Thematically, The Addams Family is an immigrant story about the great American dream. “It starts with them leaving the old country. They come to America to find a new home where they can be themselves and create their own oasis. And then their little microcosm is challenged when society comes to their door and they have to come to grips with what home and family means.”
During the rewriting stage, not all of the ideas made the final draft. However, Lieberman added that there weren’t any major departures from the initial concept to shooting script. “In many ways, this movie represents the spirit of the first draft. In very early drafts there was an expanded version of the old country… where they come from and how Morticia and Gomez met. As the screenplay started to come together, Conrad realized we didn’t have enough time to fully go into their origin story.”
Writing Process
Typically, Matt begins his process with writing a treatment. Breaking the story often takes up as much time as writing a treatment and subsequent screenplay. “The invention of the story is the real work.” Once he breaks the story, he writes a treatment. “I write a 6 – 9 page treatment which goes through all the major beats of the story for the producers. It is an art unto itself. It should be a good representation of the screenplay you end up writing.”
The screenwriter strongly advises spending adequate time in the early stages of the screenwriting process. It all begins with not overthinking the first draft and getting it down as fast as possible. “The work for me these days is trying to get out of my own head. The more I can get my initial thoughts and feelings onto the page, however rough they may be, the better.” For Lieberman, there is “usually a lot of good stuff in there.
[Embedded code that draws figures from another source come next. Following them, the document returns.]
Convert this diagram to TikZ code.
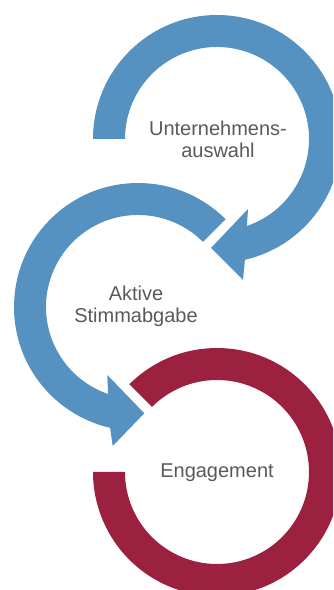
\documentclass[tikz,border=0pt]{standalone}
\usepackage{fontspec}
\setmainfont{Liberation Sans}
\usetikzlibrary{calc}
\definecolor{arrblue}{HTML}{5592C1}
\definecolor{ringred}{HTML}{9C2140}
\definecolor{txtgray}{HTML}{595959}
\begin{document}
\begin{tikzpicture}[x=1pt,y=1pt,
  lbl/.style={text=txtgray,align=center,font=\fontsize{20}{22}\selectfont,inner sep=0pt}]
\useasboundingbox (0,0) rectangle (333,590);
\clip (0,0) rectangle (333,590);
\coordinate (c1) at (217,451);
\coordinate (c2) at (138,283);
\coordinate (c3) at (217,118);
% top arrow
\fill[arrblue] ($(c1)+(180:124)$) arc[start angle=180,end angle=-77,radius=124]
  -- (243,310) -- (211,342) -- (248,381)
  -- ($(c1)+(-71:92)$) arc[start angle=-71,end angle=180,radius=92] -- cycle;
% middle arrow
\fill[arrblue] ($(c2)+(45:92)$) -- ($(c2)+(45:124)$)
  arc[start angle=45,end angle=257,radius=124]
  -- (112.7,144) -- (144.3,176.7) -- (107.3,215)
  -- ($(c2)+(251:92)$) arc[start angle=251,end angle=45,radius=92] -- cycle;
% red ring
\fill[ringred] ($(c3)+(135:124)$) arc[start angle=135,end angle=-180,radius=124]
  -- ($(c3)+(180:92)$) arc[start angle=-180,end angle=135,radius=92] -- cycle;
\node[lbl] (t1) at (218,451) {Unternehmens-\\auswahl};
\node[lbl] (t2) at (136,284) {Aktive\\Stimmabgabe};
\node[lbl] (t3) at (217,117) {Engagement};
\end{tikzpicture}
\end{document}
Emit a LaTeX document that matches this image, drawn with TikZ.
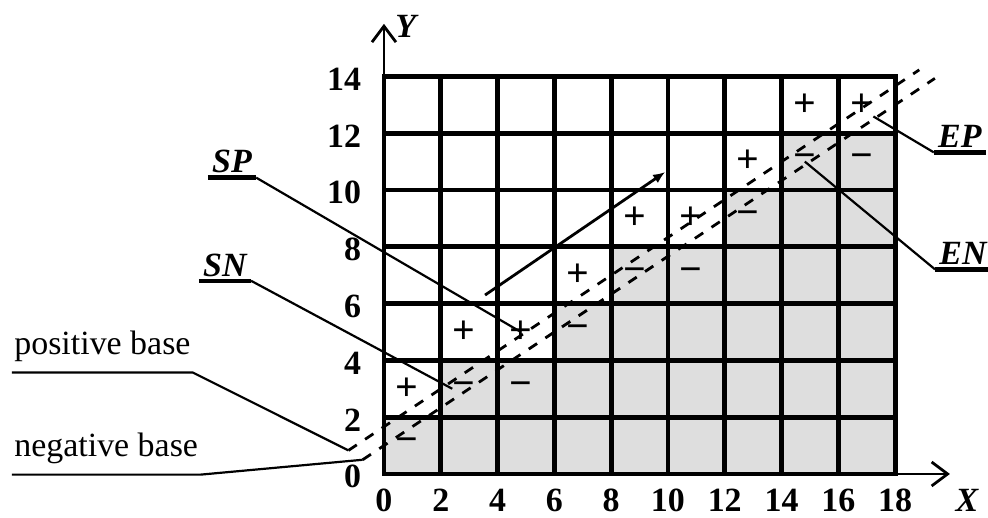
\documentclass[tikz,border=0pt]{standalone}
\usepackage{fontspec}
\setmainfont{Liberation Serif}
\usetikzlibrary{arrows.meta}
\definecolor{cellgray}{gray}{0.87}

\begin{document}
\begin{tikzpicture}[x=0.5cm, y=0.5cm,
    gridline/.style={line width=2.4pt, line cap=rect},
    axis/.style={line width=1.4pt, -{Straight Barb[length=8pt, width=12pt, line width=1.4pt]}},
    base/.style={dash pattern=on 5pt off 5pt, line width=1.4pt},
    arr/.style={line width=1.4pt, -{Latex[length=6pt, width=5pt]}},
    lead/.style={line width=1.1pt},
    uline/.style={line width=2.2pt},
    tick/.style={font=\fontsize{17}{20}\selectfont\bfseries, inner sep=1pt},
    lbl/.style={font=\fontsize{17}{20}\selectfont\bfseries\itshape, inner sep=2pt},
    sgn/.style={font=\fontsize{20}{24}\selectfont\bfseries, inner sep=0pt},
    basetxt/.style={font=\fontsize{17}{20}\selectfont, anchor=base west, inner xsep=1pt, inner ysep=5pt}
]
\useasboundingbox (-13.52,-1.55) rectangle (21.27,16.69);
\fill[cellgray] (0,0) -- (0,2) -- (2,2) -- (2,4) -- (6,4) -- (6,6) -- (8,6) -- (8,8) -- (12,8)
    -- (12,10) -- (14,10) -- (14,12) -- (18,12) -- (18,0) -- cycle;
\foreach \x in {0,2,...,18} \draw[gridline] (\x,0) -- (\x,14);
\foreach \y in {0,2,...,14} \draw[gridline] (0,\y) -- (18,\y);

\coordinate (O) at (0,0);
\coordinate (xend) at (19.93,0);
\coordinate (yend) at (0,15.85);
\draw[axis] (O) -- (xend);
\draw[axis] (O) -- (yend);

\foreach \v in {0,2,...,18} \node[tick] (x\v) at (\v,-0.92) {\v};
\foreach \v in {0,2,...,14} \node[tick, anchor=east] (y\v) at (-0.72,\v-0.1) {\v};
\node[lbl] (Xl) at (20.53,-0.92) {X};
\node[lbl] (Yl) at (0.77,15.77) {Y};

\foreach \x/\y [count=\i] in {1/3,3/5,5/5,7/7,9/9,11/9,13/11,15/13,17/13}
    \node[sgn] (p\i) at (\x-0.18,\y) {+};
\foreach \x/\y [count=\i] in {1/1,3/3,5/3,7/5,9/7,11/7,13/9,15/11,17/11}
    \node[sgn] (n\i) at (\x-0.18,\y) {−};

\coordinate (pb0) at (-1.25,0.83);
\coordinate (pb1) at (18.85,14.23);
\coordinate (nb0) at (-0.75,0.5);
\coordinate (nb1) at (19.4,13.93);
\draw[base] (pb0) -- (pb1);
\draw[base] (nb0) -- (nb1);

\coordinate (a0) at (3.56,6.3);
\coordinate (a1) at (9.9,10.63);
\draw[arr] (a0) -- (a1);

\node[lbl] (SP) at (-5.35,10.99) {SP};
\node[lbl] (SN) at (-5.6,7.36) {SN};
\node[lbl] (EP) at (20.28,11.87) {EP};
\node[lbl] (EN) at (20.39,7.75) {EN};
\draw[uline] (SP.south west) -- (SP.south east);
\draw[uline] (SN.south west) -- (SN.south east);
\draw[uline] (EP.south west) -- (EP.south east);
\draw[uline] (EN.south west) -- (EN.south east);
\draw[lead] (SP.south east) -- (p3.center);
\draw[lead] (SN.south east) -- (n2.west);
\draw[lead] (EP.south west) -- (p9.south east);
\draw[lead] (EN.south west) -- (n8.center);

\node[basetxt] (PB) at (-13.1,4.19) {positive base};
\node[basetxt] (NB) at (-13.1,0.6) {negative base};
\draw[lead] (PB.south west) -- (PB.south east) -- (pb0);
\draw[lead] (NB.south west) -- (NB.south east) -- (nb0);
\end{tikzpicture}
\end{document}
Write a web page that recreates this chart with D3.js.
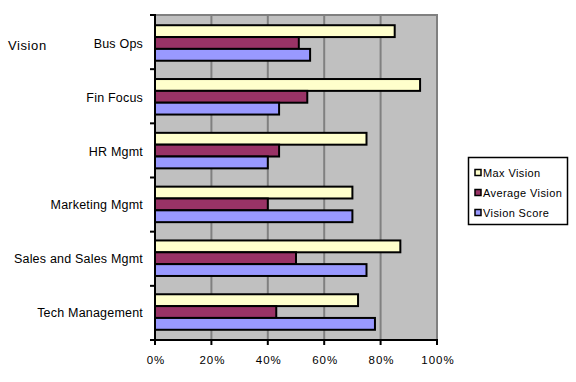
<!DOCTYPE html>
<html><head><meta charset="utf-8">
<script src="https://cdn.jsdelivr.net/npm/d3@7"></script>
<style>body{margin:0;background:#fff}svg{display:block}</style>
</head><body>
<svg id="c" width="576" height="382"></svg>
<script>
const categories = ["Bus Ops","Fin Focus","HR Mgmt","Marketing Mgmt","Sales and Sales Mgmt","Tech Management"];
const seriesNames = ["Max Vision","Average Vision","Vision Score"];
const maxVision = [0.85,0.94,0.75,0.70,0.87,0.72];
const avgVision = [0.51,0.54,0.44,0.40,0.50,0.43];
const visionScore = [0.55,0.44,0.40,0.70,0.75,0.78];
const colors = ["#FFFFCC","#993366","#9999FF"];
const xTicks = [0,0.2,0.4,0.6,0.8,1.0];

const series = [maxVision, avgVision, visionScore];
const svg = d3.select("#c");
const L=155, R=437, T=15, B=340;
const font = "Liberation Sans, Arial, sans-serif";

const x = d3.scaleLinear().domain([0,1]).range([L,R]);
const y = d3.scaleBand().domain(categories).range([T,B]).paddingInner(0.34).paddingOuter(0.19);
const ys = d3.scaleBand().domain(seriesNames).range([0,y.bandwidth()]);

svg.append("rect").attr("x",L).attr("y",T).attr("width",R-L).attr("height",B-T).attr("fill","#C0C0C0");
svg.append("g").selectAll("line").data(xTicks.slice(1)).join("line")
  .attr("x1",d=>x(d)).attr("x2",d=>x(d)).attr("y1",T).attr("y2",B)
  .attr("stroke","#808080").attr("stroke-width",2);
svg.append("line").attr("x1",L).attr("x2",R+1).attr("y1",T).attr("y2",T).attr("stroke","#808080").attr("stroke-width",2);

seriesNames.forEach((s,si)=>{
  svg.append("g").selectAll("rect").data(series[si]).join("rect")
    .attr("x",x(0)).attr("y",(d,i)=>y(categories[i])+ys(s))
    .attr("width",d=>x(d)-x(0)).attr("height",ys.bandwidth())
    .attr("fill",colors[si]).attr("stroke","#000").attr("stroke-width",2);
});

// y axis
const yAx = svg.append("g");
yAx.append("line").attr("x1",L).attr("x2",L).attr("y1",T-1).attr("y2",B).attr("stroke","#000").attr("stroke-width",2);
const yTickPos = categories.map((c,i)=>T+i*(B-T)/categories.length).concat([B]);
yAx.selectAll(".t").data(yTickPos).join("line").attr("class","t")
  .attr("x1",L-5).attr("x2",L).attr("y1",d=>d).attr("y2",d=>d).attr("stroke","#000").attr("stroke-width",2);
yAx.selectAll("text").data(categories).join("text")
  .attr("x",143).attr("y",d=>y(d)+y.bandwidth()/2+5).attr("text-anchor","end")
  .attr("font-family",font).attr("font-size",12.5).attr("letter-spacing","0.2").attr("fill","#000").text(d=>d);

// x axis
const xAx = svg.append("g");
xAx.append("line").attr("x1",L-1).attr("x2",R+1).attr("y1",B).attr("y2",B).attr("stroke","#000").attr("stroke-width",2);
xAx.selectAll(".t").data(xTicks).join("line").attr("class","t")
  .attr("x1",d=>x(d)).attr("x2",d=>x(d)).attr("y1",B).attr("y2",B+5).attr("stroke","#000").attr("stroke-width",2);
xAx.selectAll("text").data(xTicks).join("text")
  .attr("x",d=>x(d)+1).attr("y",364).attr("text-anchor","middle")
  .attr("font-family",font).attr("font-size",11.5).attr("letter-spacing","1").attr("fill","#000")
  .text(d=>d3.format(".0%")(d));

svg.append("text").attr("x",8).attr("y",50).attr("font-family",font).attr("font-size",13).attr("letter-spacing","0.6").attr("fill","#000").text("Vision");

// legend
const lg = svg.append("g");
lg.append("rect").attr("x",468.5).attr("y",157.5).attr("width",99).attr("height",67).attr("fill","#fff").attr("stroke","#000").attr("stroke-width",1.5);
const ly = [173,193,213];
seriesNames.forEach((s,i)=>{
  lg.append("rect").attr("x",475).attr("y",ly[i]-3.5).attr("width",6).attr("height",6).attr("fill",colors[i]).attr("stroke","#000").attr("stroke-width",1.5);
  lg.append("text").attr("x",483).attr("y",ly[i]+4).attr("font-family",font).attr("font-size",11).attr("letter-spacing","0.4").attr("fill","#000").text(s);
});
</script>
</body></html>
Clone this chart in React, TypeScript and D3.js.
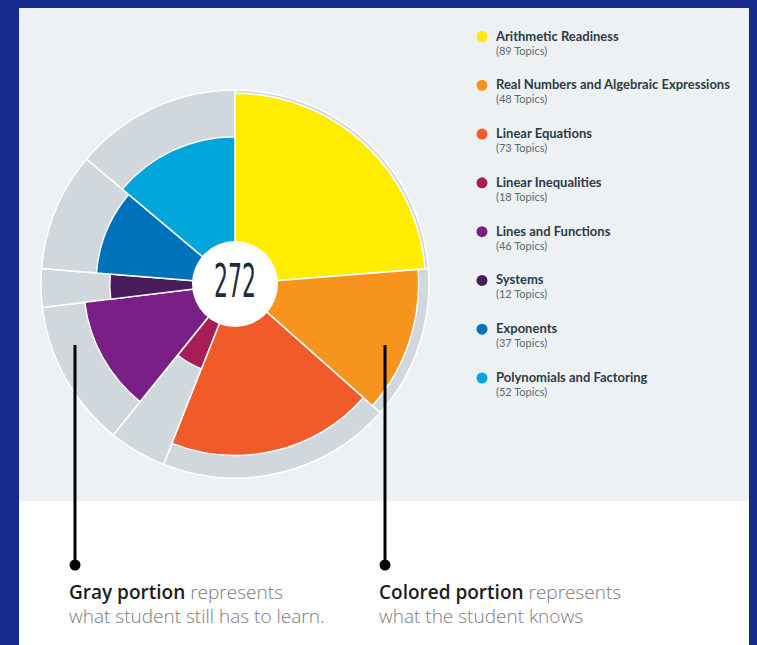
import React from "react";
import * as d3 from "d3";

const categories = [
  "Arithmetic Readiness",
  "Real Numbers and Algebraic Expressions",
  "Linear Equations",
  "Linear Inequalities",
  "Lines and Functions",
  "Systems",
  "Exponents",
  "Polynomials and Factoring",
];
const topicCounts = [89, 48, 73, 18, 46, 12, 37, 52];
const knownCounts = [86, 43, 57, 4, 28, 5, 19, 30];
const sliceColors = [
  "#ffec00",
  "#f7941d",
  "#f15a29",
  "#a61e55",
  "#7a1f86",
  "#4b1c5c",
  "#0072bb",
  "#00a5d9",
];

const W = 757;
const H = 645;
const cx = 235;
const cy = 284;
const R = 194;
const holeR = 43;

const App = () => {
  const arcs = d3
    .pie<number>()
    .sort(null)
    .value((d) => d)(topicCounts);

  const r = d3.scaleSqrt().domain([0, 1]).range([0, R]);

  const grayArc = d3.arc<d3.PieArcDatum<number>>().innerRadius(0).outerRadius(R);
  const knownArc = d3
    .arc<d3.PieArcDatum<number>>()
    .innerRadius(0)
    .outerRadius((d) => r(knownCounts[d.index] / topicCounts[d.index]));

  const legendY = d3.scaleLinear().domain([0, 7]).range([36.5, 378]);
  const total = d3.sum(knownCounts);

  return (
    <svg
      width={W}
      height={H}
      style={{ position: "absolute", left: 0, top: 0 }}
      fontFamily="Lato, sans-serif"
    >
      <rect width={W} height={H} fill="#142a8c" />
      <rect x={19} y={8} width={730} height={493} fill="#eef1f4" />
      <rect x={19} y={501} width={730} height={H - 501} fill="#ffffff" />

      <g transform={`translate(${cx},${cy})`}>
        {arcs.map((a) => (
          <path key={"g" + a.index} d={grayArc(a) || ""} fill="#d0d8dd" stroke="#fff" strokeWidth={1.5} />
        ))}
        {arcs.map((a) => (
          <path
            key={"k" + a.index}
            d={knownArc(a) || ""}
            fill={sliceColors[a.index]}
            stroke="#fff"
            strokeWidth={1.5}
          />
        ))}
        <circle r={holeR} fill="#ffffff" />
        <text
          y={13}
          textAnchor="middle"
          fontFamily="'Liberation Sans Narrow', 'DejaVu Sans Condensed', sans-serif"
          fontSize={46}
          textLength={42}
          lengthAdjust="spacingAndGlyphs"
          fill="#1e2c37"
        >
          {total}
        </text>
      </g>

      {categories.map((c, i) => (
        <g key={c} transform={`translate(0,${legendY(i)})`}>
          <circle cx={482} cy={0} r={5.5} fill={sliceColors[i]} />
          <text x={496} y={4} fontSize={13} fontWeight={700} fill="#2c3b47">
            {c}
          </text>
          <text x={496} y={18} fontSize={11} fill="#5d6872">
            ({topicCounts[i]} Topics)
          </text>
        </g>
      ))}

      {[75, 385].map((x) => (
        <g key={x}>
          <line x1={x} x2={x} y1={345} y2={565} stroke="#000" strokeWidth={3} />
          <circle cx={x} cy={565} r={5.5} fill="#000" />
        </g>
      ))}

      <g fontFamily="'Open Sans', sans-serif" fontSize={19}>
        <text x={69} y={599}>
          <tspan fill="#1d1d1d" fontWeight={600}>Gray portion</tspan>
          <tspan fill="#7b7b7b" fontWeight={300}> represents</tspan>
        </text>
        <text x={69} y={623} fill="#7b7b7b" fontWeight={300}>
          what student still has to learn.
        </text>
        <text x={379} y={599}>
          <tspan fill="#1d1d1d" fontWeight={600}>Colored portion</tspan>
          <tspan fill="#7b7b7b" fontWeight={300}> represents</tspan>
        </text>
        <text x={379} y={623} fill="#7b7b7b" fontWeight={300}>
          what the student knows
        </text>
      </g>
    </svg>
  );
};

export default App;
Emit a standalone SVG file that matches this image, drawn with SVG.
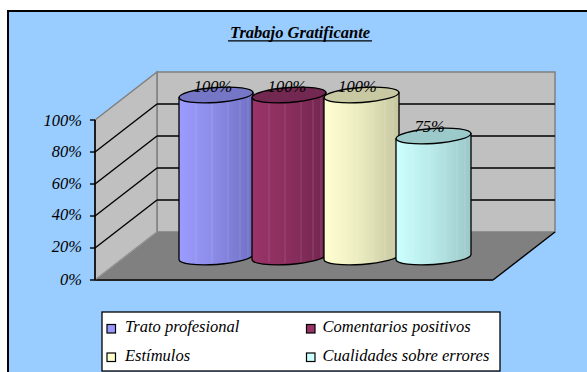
<svg xmlns="http://www.w3.org/2000/svg" width="587" height="372" viewBox="0 0 587 372">
<defs>
<style>
text{font-family:'Liberation Serif','Times New Roman',Tinos,'DejaVu Serif',serif;font-style:italic;fill:#000}
.ax{font-size:16.5px;text-anchor:end}
.dl{font-size:16.5px;text-anchor:middle}
.lg{font-size:16.5px}
.grid{stroke:#000;stroke-width:1.4;fill:none}
.wall{fill:#c0c0c0;stroke:#808080;stroke-width:1.5}
.cyl{stroke:#000;stroke-width:1.3;stroke-linejoin:round}
.facet{stroke:#fff;stroke-opacity:0.14;stroke-width:1}
.sw{stroke:#000;stroke-width:1.2}
</style>
<linearGradient id="gBlue" x1="0" x2="1" y1="0" y2="0">
<stop offset="0" stop-color="#9c9cff"/><stop offset="0.5" stop-color="#8a8ae6"/><stop offset="1" stop-color="#7070c4"/>
</linearGradient>
<linearGradient id="gMaroon" x1="0" x2="1" y1="0" y2="0">
<stop offset="0" stop-color="#9a3468"/><stop offset="0.5" stop-color="#8a2e5e"/><stop offset="1" stop-color="#72264e"/>
</linearGradient>
<linearGradient id="gYellow" x1="0" x2="1" y1="0" y2="0">
<stop offset="0" stop-color="#ffffd0"/><stop offset="0.5" stop-color="#eaeabf"/><stop offset="1" stop-color="#c6c6a0"/>
</linearGradient>
<linearGradient id="gCyan" x1="0" x2="1" y1="0" y2="0">
<stop offset="0" stop-color="#ccffff"/><stop offset="0.5" stop-color="#b8e8e8"/><stop offset="1" stop-color="#9cc8c8"/>
</linearGradient>
</defs>
<rect x="0" y="0" width="587" height="372" fill="#fff"/>
<rect x="8" y="11" width="600" height="380" fill="#99ccff" stroke="#000" stroke-width="2"/>

<g id="title">
<text x="300" y="38" text-anchor="middle" font-weight="bold" font-size="16.5">Trabajo Gratificante</text>
<line x1="228" y1="40.8" x2="372" y2="40.8" stroke="#000" stroke-width="1.3"/>
</g>

<g id="plot-area">
<rect class="wall" x="157" y="72" width="398" height="160"/>
<polygon class="wall" points="95,120 157,72 157,232 95,280"/>
<polygon points="95,280 157,232 555,232 493,280" fill="#808080"/>
<line x1="555" y1="232" x2="493" y2="280" stroke="#000" stroke-width="1.4"/>
<line x1="95" y1="280" x2="493" y2="280" stroke="#222" stroke-width="2"/>
<line x1="95" y1="280" x2="157" y2="232" stroke="#9a9a9a" stroke-width="1"/>
<g class="grid">
<line x1="95" y1="248" x2="157" y2="200"/><line x1="157" y1="200" x2="555" y2="200"/>
<line x1="95" y1="216" x2="157" y2="168"/><line x1="157" y1="168" x2="555" y2="168"/>
<line x1="95" y1="184" x2="157" y2="136"/><line x1="157" y1="136" x2="555" y2="136"/>
<line x1="95" y1="152" x2="157" y2="104"/><line x1="157" y1="104" x2="555" y2="104"/>
</g>
<line x1="95" y1="120" x2="95" y2="280" stroke="#000" stroke-width="1.6"/>
<g stroke="#000" stroke-width="1.4">
<line x1="90" y1="120" x2="95" y2="120"/><line x1="90" y1="152" x2="95" y2="152"/>
<line x1="90" y1="184" x2="95" y2="184"/><line x1="90" y1="216" x2="95" y2="216"/>
<line x1="90" y1="248" x2="95" y2="248"/><line x1="90" y1="280" x2="95" y2="280"/>
</g>
</g>

<g id="axis-labels">
<text class="ax" x="82" y="126">100%</text>
<text class="ax" x="82" y="157">80%</text>
<text class="ax" x="82" y="188.5">60%</text>
<text class="ax" x="82" y="220">40%</text>
<text class="ax" x="82" y="252">20%</text>
<text class="ax" x="82" y="284.5">0%</text>
</g>

<g id="bar-trato">
<path class="cyl" fill="url(#gBlue)" d="M179,97.5 L179,259.6 A37,7.5 -4 0 0 253,254.4 L253,92.4 Z"/>
<g class="facet"><line x1="196" y1="100" x2="196" y2="262"/><line x1="212" y1="101" x2="212" y2="263"/><line x1="228" y1="100" x2="228" y2="262"/><line x1="240" y1="98" x2="240" y2="260"/><line x1="248" y1="96" x2="248" y2="257"/></g>
<ellipse class="cyl" cx="216" cy="95" rx="37" ry="7.5" transform="rotate(-4 216 95)" fill="#7676c6"/>
<text class="dl" x="213" y="92">100%</text>
</g>

<g id="bar-comentarios">
<path class="cyl" fill="url(#gMaroon)" d="M252,97.5 L252,259.6 A37,7.5 -4 0 0 326,254.4 L326,92.4 Z"/>
<g class="facet"><line x1="269" y1="100" x2="269" y2="262"/><line x1="285" y1="101" x2="285" y2="263"/><line x1="301" y1="100" x2="301" y2="262"/><line x1="313" y1="98" x2="313" y2="260"/><line x1="321" y1="96" x2="321" y2="257"/></g>
<ellipse class="cyl" cx="289" cy="95" rx="37" ry="7.5" transform="rotate(-4 289 95)" fill="#722850"/>
<text class="dl" x="287" y="92">100%</text>
</g>

<g id="bar-estimulos">
<path class="cyl" fill="url(#gYellow)" d="M324,97.5 L324,259.6 A37.5,7.5 -4 0 0 399,254.4 L399,92.4 Z"/>
<g class="facet" stroke="#999"><line x1="341" y1="100" x2="341" y2="262"/><line x1="357" y1="101" x2="357" y2="263"/><line x1="373" y1="100" x2="373" y2="262"/><line x1="385" y1="98" x2="385" y2="260"/><line x1="393" y1="96" x2="393" y2="257"/></g>
<ellipse class="cyl" cx="361.5" cy="95" rx="37.5" ry="7.5" transform="rotate(-4 361.5 95)" fill="#c8c8a2"/>
<text class="dl" x="357.5" y="92">100%</text>
</g>

<g id="bar-cualidades">
<path class="cyl" fill="url(#gCyan)" d="M396,138.6 L396,259.6 A37.5,7.5 -4 0 0 471,254.4 L471,133.4 Z"/>
<g class="facet" stroke="#7aa"><line x1="413" y1="141" x2="413" y2="262"/><line x1="429" y1="142" x2="429" y2="263"/><line x1="445" y1="141" x2="445" y2="262"/><line x1="457" y1="139" x2="457" y2="260"/><line x1="465" y1="137" x2="465" y2="257"/></g>
<ellipse class="cyl" cx="433.5" cy="136" rx="37.5" ry="7.5" transform="rotate(-4 433.5 136)" fill="#9cc9c9"/>
<text class="dl" x="429.5" y="132">75%</text>
</g>

<g id="legend">
<rect x="102" y="312" width="398" height="59" fill="#fff" stroke="#000" stroke-width="1.3"/>
<g id="legend-trato">
<rect class="sw" x="107" y="324.5" width="8.5" height="8.5" fill="#9999ff"/>
<text class="lg" x="125" y="332">Trato profesional</text>
</g>
<g id="legend-comentarios">
<rect class="sw" x="306.5" y="324.5" width="8.5" height="8.5" fill="#993366"/>
<text class="lg" x="322.5" y="332">Comentarios positivos</text>
</g>
<g id="legend-estimulos">
<rect class="sw" x="107" y="353" width="8.5" height="8.5" fill="#ffffcc"/>
<text class="lg" x="125" y="360.5">Estímulos</text>
</g>
<g id="legend-cualidades">
<rect class="sw" x="306.5" y="353" width="8.5" height="8.5" fill="#ccffff"/>
<text class="lg" x="322.5" y="360.5">Cualidades sobre errores</text>
</g>
</g>
</svg>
Get out of your own way and write.”
A solid treatment paves the way for a solid
screenplay.”Writing pages for me is easy if I know who my characters are and I have everything set up the right way. I can knock out a draft in a few days if you know the theme, the structure, the characters, and the take.”
Lieberman claims that his bumper sticker logo on writing a great screenplay comes down to three things, “character, conflict and theme. If you have a problem in your screenplay, it’s because one of those things hasn’t crystallized yet.”
On a more esoteric level, he added, “make your screenplay about something that means something to you. Something emotional that you really have something to say about. Everything comes out of that.” His upcoming movie Free Guy was based on how he was feeling about his life at the time.
When asked about rewriting others, he responded, “I love it when a good idea badly executed comes across my desk, because I have an opportunity to improve upon it. Creating distance can fix a story. Sometimes writers are too close to it or didn’t know what they had.”
The screenwriter has been writing professionally for over a decade. He advocates patience and respecting the process. “Don’t get caught up in the hustle. It takes just as much effort to develop your screenwriting craft as it does to sell a script or a pitch. I got caught up in the hustle in the early days. When I focused on the craft, it was a game-changer for me.”
Matt Lieberman is known as the high-concept, big comedy ideas guy around Hollywood. His cinematic inspirations include The Graduate, all the Spielberg movies of the 80s and 90s, Groundhog Day, and Truman Show, to name a few. “Those movies got me excited about doing this screenwriting thing as a career.” His ability to generate original ideas contrasts sharply against the current world of pre-existing IP, which often doesn’t worry enough whether there is a great film within it.